_Your task_
Write out, word for word, every line from the first one through the line that holds "const boxText = 'Total", and nothing else; skip the pictures.

_Stored rows_
######

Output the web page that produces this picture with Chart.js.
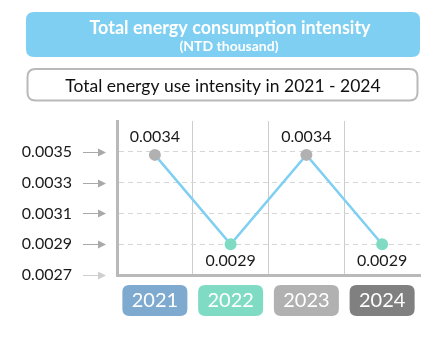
<!DOCTYPE html>
<html>
<head>
<meta charset="utf-8">
<script src="https://cdn.jsdelivr.net/npm/chart.js@4"></script>
<style>
  html, body { margin: 0; padding: 0; background: #fff; }
</style>
</head>
<body>
<canvas id="energyChart" width="447" height="347"></canvas>
<script>
// chart data
const years = ['2021', '2022', '2023', '2024'];
const intensity = [0.00348, 0.0029, 0.00348, 0.0029];
const valueLabels = ['0.0034', '0.0029', '0.0034', '0.0029'];
const pointColors = ['#b1b1b1', '#80dbc5', '#b1b1b1', '#80dbc5'];
const badgeColors = ['#7faacf', '#80dbc5', '#b1b1b1', '#808080'];

const titleText = 'Total energy consumption intensity';
const subtitleText = '(NTD thousand)';
const boxText = 'Total energy use intensity in 2021 - 2024';

function roundRect(ctx, x, y, w, h, r) {
    ctx.beginPath();
    ctx.moveTo(x + r, y);
    ctx.lineTo(x + w - r, y);
    ctx.quadraticCurveTo(x + w, y, x + w, y + r);
    ctx.lineTo(x + w, y + h - r);
    ctx.quadraticCurveTo(x + w, y + h, x + w - r, y + h);
    ctx.lineTo(x + r, y + h);
    ctx.quadraticCurveTo(x, y + h, x, y + h - r);
    ctx.lineTo(x, y + r);
    ctx.quadraticCurveTo(x, y, x + r, y);
    ctx.closePath();
}

//Header boxes, tick arrows, value labels and year badges
const decorations = {
    id: 'decorations',
    beforeDraw(chart) {
        const ctx = chart.ctx;
        ctx.save();
        // blue title box
        roundRect(ctx, 26, 12, 394, 45, 8);
        ctx.fillStyle = '#7ecff2';
        ctx.fill();
        ctx.fillStyle = '#ffffff';
        ctx.textAlign = 'center';
        ctx.textBaseline = 'middle';
        ctx.font = 'bold 18px Lato';
        ctx.fillText(titleText, 230, 28);
        ctx.font = 'bold 14px Lato';
        ctx.fillText(subtitleText, 229, 46.5);

        // outlined sub box
        roundRect(ctx, 27.5, 69, 390, 31.5, 8);
        ctx.lineWidth = 2;
        ctx.strokeStyle = '#b9b9b9';
        ctx.stroke();
        ctx.fillStyle = '#111111';
        ctx.font = '17.5px Lato';
        ctx.fillText(boxText, 223, 86);
        ctx.restore();
    },
    afterDatasetsDraw(chart) {
        const ctx = chart.ctx;
        const xScale = chart.scales.x;
        const yScale = chart.scales.y;
        ctx.save();

        // arrows next to y tick labels
        yScale.ticks.forEach((t, i) => {
            if (i === yScale.ticks.length - 1) return;
            const y = Math.round(yScale.getPixelForValue(t.value)) + 0.5;
            const col = i === 0 ? '#cfcfcf' : '#a9a9a9';
            ctx.strokeStyle = col;
            ctx.fillStyle = col;
            ctx.lineWidth = 1;
            ctx.beginPath();
            ctx.moveTo(83, y);
            ctx.lineTo(99, y);
            ctx.stroke();
            ctx.beginPath();
            ctx.moveTo(98, y - 4);
            ctx.lineTo(106, y);
            ctx.lineTo(98, y + 4);
            ctx.closePath();
            ctx.fill();
        });

        // value labels
        ctx.fillStyle = '#1a1a1a';
        ctx.font = '16px Lato';
        ctx.textAlign = 'center';
        ctx.textBaseline = 'middle';
        const meta = chart.getDatasetMeta(0);
        meta.data.forEach((pt, i) => {
            const above = intensity[i] > 0.0032;
            ctx.fillText(valueLabels[i], pt.x, above ? pt.y - 18 : pt.y + 17);
        });

        // year badges under the axis
        years.forEach((yr, i) => {
            const cx = xScale.getPixelForValue(i);
            roundRect(ctx, cx - 32.5, 285, 65, 31, 7);
            ctx.fillStyle = badgeColors[i];
            ctx.fill();
            ctx.fillStyle = '#ffffff';
            ctx.font = '20px Lato';
            ctx.fillText(yr, cx, 301);
        });
        ctx.restore();
    }
};

new Chart(
    document.getElementById('energyChart'),
    {
        type: 'line',
        data: {
            labels: years,
            datasets: [{
                data: intensity,
                borderColor: '#7ecff2',
                borderWidth: 2.5,
                tension: 0,
                pointRadius: 6,
                pointHoverRadius: 6,
                pointBorderWidth: 0,
                pointBackgroundColor: pointColors
            }]
        },
        options: {
            responsive: false,
            animation: false,
            layout: {padding: {top: 121, left: 0, right: 27, bottom: 72}},
            plugins: {
                legend: {display: false},
                tooltip: {enabled: false}
            },
            scales: {
                x: {
                    offset: true,
                    ticks: {display: false},
                    afterFit: scale => { scale.height = 0; },
                    border: {display: true, color: '#b9b9b9', width: 3},
                    grid: {
                        offset: true,
                        drawTicks: false,
                        color: ctx => (ctx.index > 0 && ctx.index < years.length) ? '#cdcdcd' : 'rgba(0,0,0,0)',
                        lineWidth: 1
                    }
                },
                y: {
                    min: 0.0027,
                    max: 0.0037,
                    afterFit: scale => { scale.width = 117; },
                    border: {display: true, color: '#b9b9b9', width: 3, dash: [5, 4]},
                    grid: {
                        drawTicks: false,
                        color: ctx => (ctx.index > 0 && ctx.index < 5) ? '#d6d6d6' : 'rgba(0,0,0,0)',
                        lineWidth: 1
                    },
                    ticks: {
                        stepSize: 0.0002,
                        padding: 45,
                        color: '#1a1a1a',
                        font: {family: 'Lato', size: 16},
                        callback: (v, i) => i === 5 ? '' : Number(v).toFixed(4)
                    }
                }
            }
        },
        plugins: [decorations]
    }
);
</script>
</body>
</html>
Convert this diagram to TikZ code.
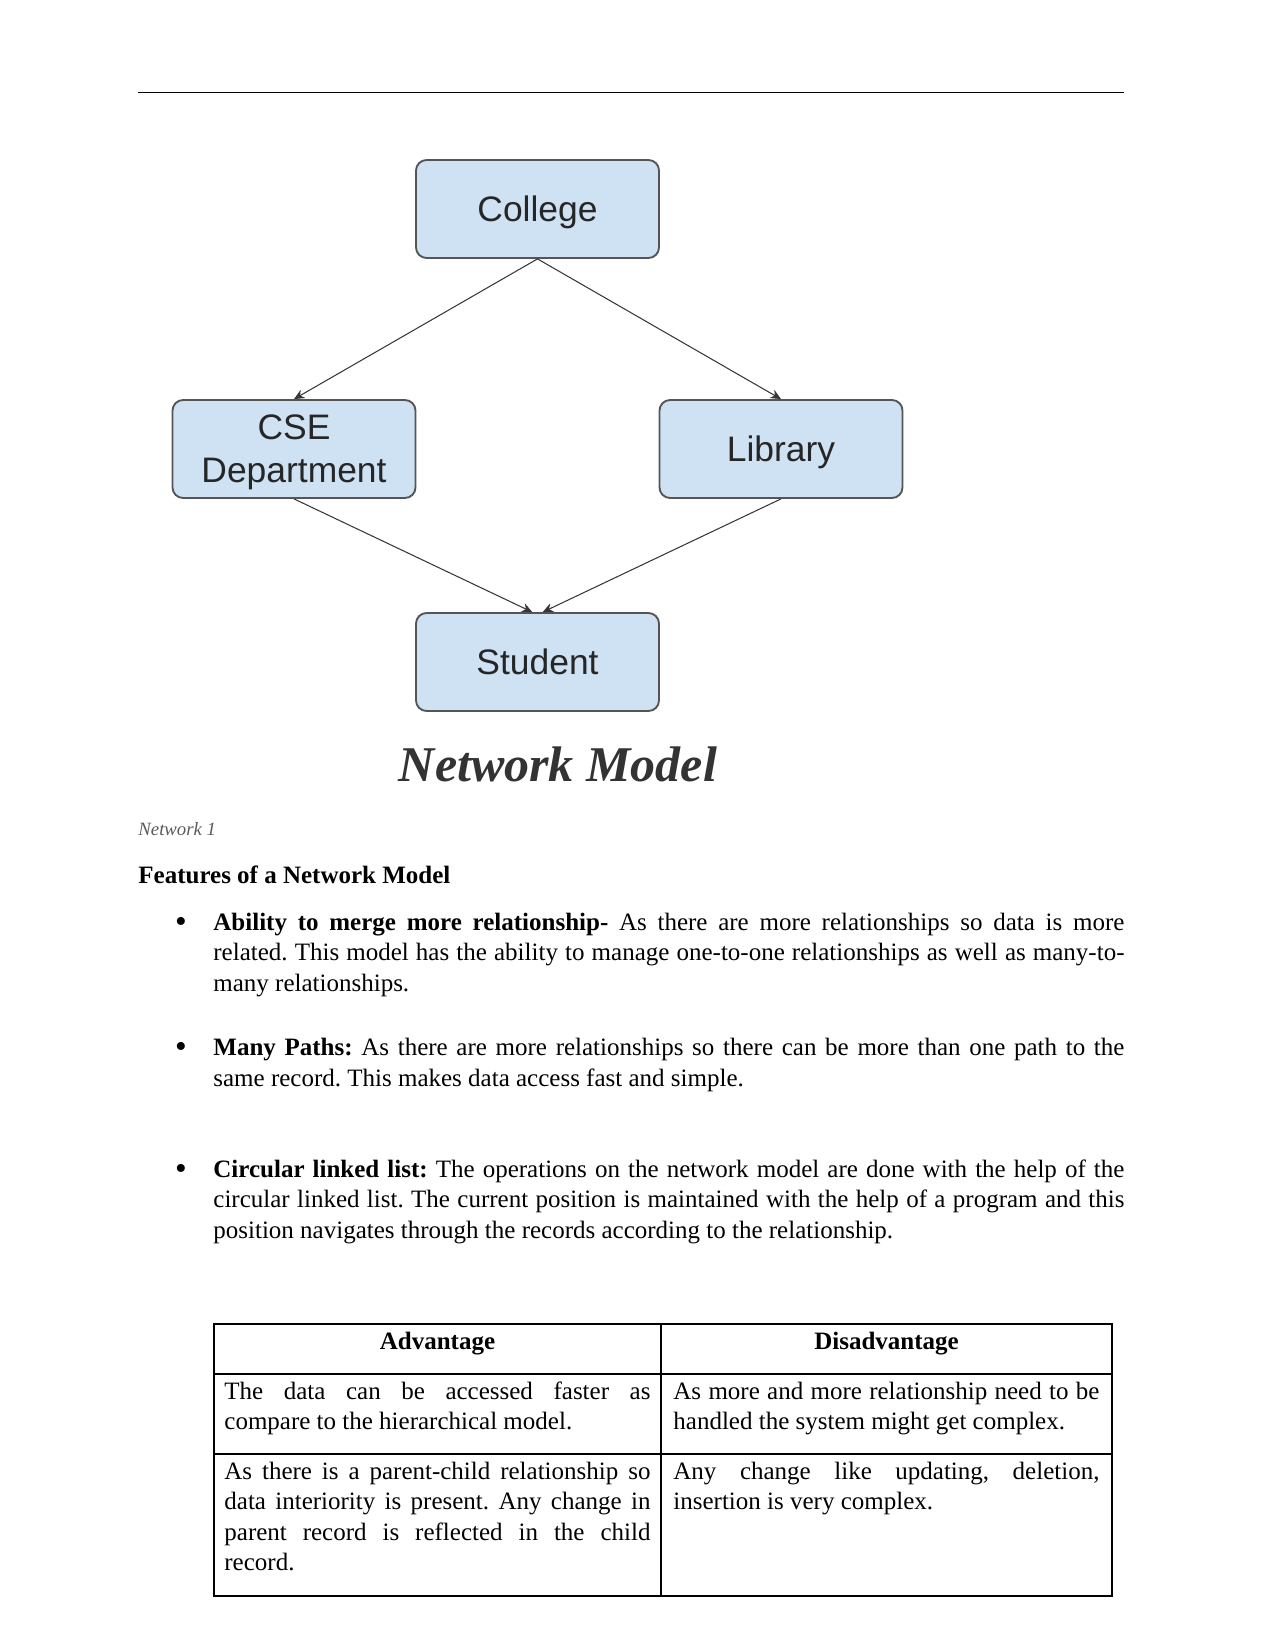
\documentclass[tikz,border=0pt]{standalone}
\usepackage{fontspec}
\setmainfont{Liberation Serif}
\newfontfamily\boxfont{Liberation Sans}
\usetikzlibrary{arrows.meta}
\definecolor{boxblue}{RGB}{207,226,243}
\definecolor{boxline}{RGB}{85,85,85}
\definecolor{linkgray}{RGB}{55,55,55}
\definecolor{capgray}{RGB}{90,90,90}
\hyphenpenalty=10000
\frenchspacing
\begin{document}
\begin{tikzpicture}[x=0.48pt,y=-0.48pt,
  netbox/.style={draw=boxline,line width=0.9pt,fill=boxblue,rounded corners=5pt,
    minimum width=116.6pt,minimum height=47pt,align=center,text=black!85,
    font=\boxfont\fontsize{17}{20.7}\selectfont},
  lowtext/.style={text height=15.3pt},
  link/.style={draw=linkgray,line width=0.5pt,-{Stealth[length=5pt,width=4.5pt]}},
  body/.style={anchor=base west,inner sep=0pt,text width=437.3pt,align=justify,
    font=\fontsize{12}{14.64}\selectfont},
  cell/.style={anchor=base west,inner sep=0pt,text width=204.5pt,align=justify,
    font=\fontsize{12}{14.64}\selectfont},
  dot/.style={anchor=base,inner sep=0pt,font=\fontsize{16}{16}\selectfont}]
\fill[white] (0,0) rectangle (1275,1651);
\useasboundingbox (0,0) rectangle (1275,1651);

\draw[line width=0.6pt] (138,92.6) -- (1124,92.6);

\node[netbox,lowtext] (college) at (537.5,209) {College};
\node[netbox] (cse) at (294,449) {\rule{0pt}{15.2pt}CSE\\Department};
\node[netbox,lowtext] (library) at (781,449) {Library};
\node[netbox] (student) at (537.5,662) {Student};

\draw[link] (college.south) -- (cse.north);
\draw[link] (college.south) -- (library.north);
\draw[link] (cse.south) -- ([xshift=-2.5pt]student.north);
\draw[link] (library.south) -- ([xshift=2.5pt]student.north);

\node[anchor=base,inner sep=0pt,text=black!80,font=\fontsize{24}{28}\selectfont\bfseries\itshape]
  (title) at (558,781) {Network Model};

\node[anchor=base west,inner sep=0pt,text=capgray,font=\fontsize{9}{11}\selectfont\itshape]
  (caption) at (138,835) {Network 1};
\node[anchor=base west,inner sep=0pt,font=\fontsize{12}{14.64}\selectfont\bfseries]
  (features) at (138,883) {Features of a Network Model};

\node[dot] (dot1) at (181,932) {\textbullet};
\node[body] (item1) at (213,930) {\textbf{Ability to merge more relationship-} As there are more
  relationships so data is more\linebreak related. This model has the ability to manage
  one-to-one relationships as well as many-to-\linebreak many relationships.};
\node[dot] (dot2) at (181,1057.5) {\textbullet};
\node[body] (item2) at (213,1055.5) {\textbf{Many Paths:} As there are more relationships so
  there can be more than one path to the\linebreak same record. This makes data access fast
  and simple.};
\node[dot] (dot3) at (181,1179) {\textbullet};
\node[body] (item3) at (213,1177) {\textbf{Circular linked list:} The operations on the network
  model are done with the help of the\linebreak circular linked list. The current position is
  maintained with the help of a program and this\linebreak position navigates through the
  records according to the relationship.};

\draw[line width=0.6pt] (214,1324) rectangle (1112,1596);
\draw[line width=0.6pt] (661,1324) -- (661,1596);
\draw[line width=0.6pt] (214,1374) -- (1112,1374);
\draw[line width=0.6pt] (214,1454) -- (1112,1454);

\node[anchor=base,inner sep=0pt,font=\fontsize{12}{14.64}\selectfont\bfseries]
  (advhead) at (437.5,1349) {Advantage};
\node[anchor=base,inner sep=0pt,font=\fontsize{12}{14.64}\selectfont\bfseries]
  (dishead) at (886.5,1349) {Disadvantage};
\node[cell] (adv1) at (224,1399) {The data can be accessed faster as\linebreak compare to
  the hierarchical model.};
\node[cell] (dis1) at (673,1399) {As more and more relationship need to be\linebreak handled
  the system might get complex.};
\node[cell] (adv2) at (224,1479) {As there is a parent-child relationship so\linebreak data
  interiority is present. Any change in\linebreak parent record is reflected in the
  child\linebreak record.};
\node[cell] (dis2) at (673,1479) {Any change like updating, deletion,\linebreak insertion is
  very complex.};
\end{tikzpicture}
\end{document}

######

_The answer_
Output the web page that produces this picture with Chart.js.
<!DOCTYPE html>
<html>
<head>
<meta charset="utf-8">
<script src="https://cdn.jsdelivr.net/npm/chart.js@4"></script>
<style>
  html, body { margin: 0; padding: 0; background: #fff; }
</style>
</head>
<body>
<canvas id="energyChart" width="447" height="347"></canvas>
<script>
// chart data
const years = ['2021', '2022', '2023', '2024'];
const intensity = [0.00348, 0.0029, 0.00348, 0.0029];
const valueLabels = ['0.0034', '0.0029', '0.0034', '0.0029'];
const pointColors = ['#b1b1b1', '#80dbc5', '#b1b1b1', '#80dbc5'];
const badgeColors = ['#7faacf', '#80dbc5', '#b1b1b1', '#808080'];

const titleText = 'Total energy consumption intensity';
const subtitleText = '(NTD thousand)';
const boxText = 'Total energy use intensity in 2021 - 2024';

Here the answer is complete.